Esto no implica desnaturalizar la función de la empresa privada en una economía de mercado que se sustenta en la propiedad privada, la libre empresa y la competencia –principios y derechos reconocidos por la Constitución-, sino más bien hacer de la empresa un espacio que, manteniendo su razón de ser y su fisonomía propia, armonice con los valores asentados del constitucionalismo en lo que concierne al respeto de la dignidad humana, la igualdad, la no discriminación y la tolerancia a la diferencias de creencias, orientación sexual y modos de cada quien perseguir su propia felicidad sin menoscabo de los derechos de los demás.

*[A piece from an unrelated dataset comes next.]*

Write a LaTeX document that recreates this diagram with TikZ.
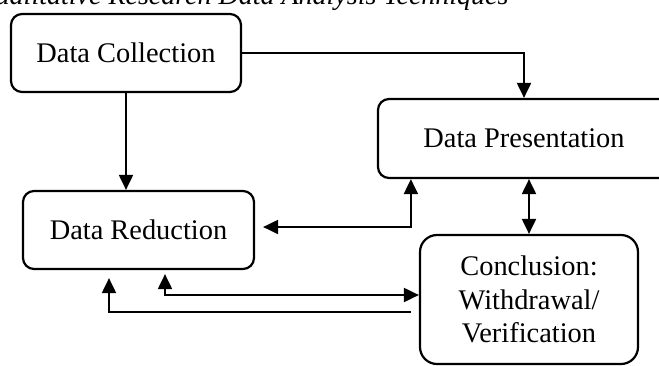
\documentclass[tikz,border=0pt]{standalone}
\usepackage{fontspec}
\setmainfont{Liberation Serif}
\usetikzlibrary{arrows.meta}
\begin{document}
\begin{tikzpicture}[x=1pt,y=-1pt,
  box/.style={draw, line width=2.2pt, rounded corners=11pt, align=center,
    font=\fontsize{28.4}{33.5}\selectfont, inner sep=0pt},
  arr/.style={line width=2pt, -{Triangle[length=15pt,width=14pt]}},
  dbl/.style={line width=2pt, {Triangle[length=15pt,width=14pt]}-{Triangle[length=15pt,width=14pt]}}]
\useasboundingbox (0,0) rectangle (659,365);
\node[anchor=base east, font=\fontsize{28}{33}\selectfont\itshape] (title) at (512,4) {Qualitative Research Data Analysis Techniques};
\node[box, minimum width=230pt, minimum height=78pt] (col) at (126,53) {Data Collection};
\node[box, minimum width=292pt, minimum height=79pt] (pres) at (524,138.5) {Data Presentation};
\node[box, minimum width=231pt, minimum height=78pt] (red) at (138.5,230) {Data Reduction};
\node[box, rounded corners=17pt, minimum width=218pt, minimum height=129pt] (conc) at (529,299.5) {Conclusion:\\Withdrawal/\\Verification};
\draw[arr] (col.east) -| (pres.north);
\draw[arr] (col.south) -- (col.south |- red.north);
\draw[dbl, shorten >=8pt] ([xshift=34pt]pres.south west) |- ([yshift=3pt]red.east);
\draw[dbl] (conc.north |- pres.south) -- (conc.north);
\draw[dbl, shorten <=4pt] ([xshift=26.5pt]red.south) |- ([yshift=4.5pt]conc.west);
\draw[arr, shorten >=8pt] ([xshift=-8pt,yshift=-12.5pt]conc.west) -| ([xshift=-29.5pt]red.south);
\end{tikzpicture}
\end{document}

En una sociedad democrática y pluralista, la Constitución es el eje articulador de todos sus integrantes en un contexto de diversidad y heterogeneidad. Ella expresa el “consenso entrecruzado” del que habló John Rawls ante la imposibilidad de que una determinada creencia, visión ideológica o concepción “de lo bueno” se imponga sobre las demás. En otras palabras, todas las esferas y dimensiones de la sociedad deben estar permeadas por la Constitución –sus principios, valores y normas-, incluyendo la empresa privada. Esta está llamada a nutrirse de los valores constitucionales para responder con idoneidad y pertinencia a los reclamos de cambios en lo que respecta tanto a su forma de estructurar su gobernabilidad interna como a las expectativas y demandas de los múltiples sectores que interactúan con ella en un contexto social de rápida y, a veces, radical transformación.

Las empresas hoy día no pueden permanecer ajenas a las demandas de igualdad, inclusión, no discriminación y respeto a la dignidad y los derechos de las personas, lo que implica no solo adoptar códigos de conducta y políticas formales, sino también cambiar la cultura institucional de las empresas para que estos principios y valores se hagan realidad.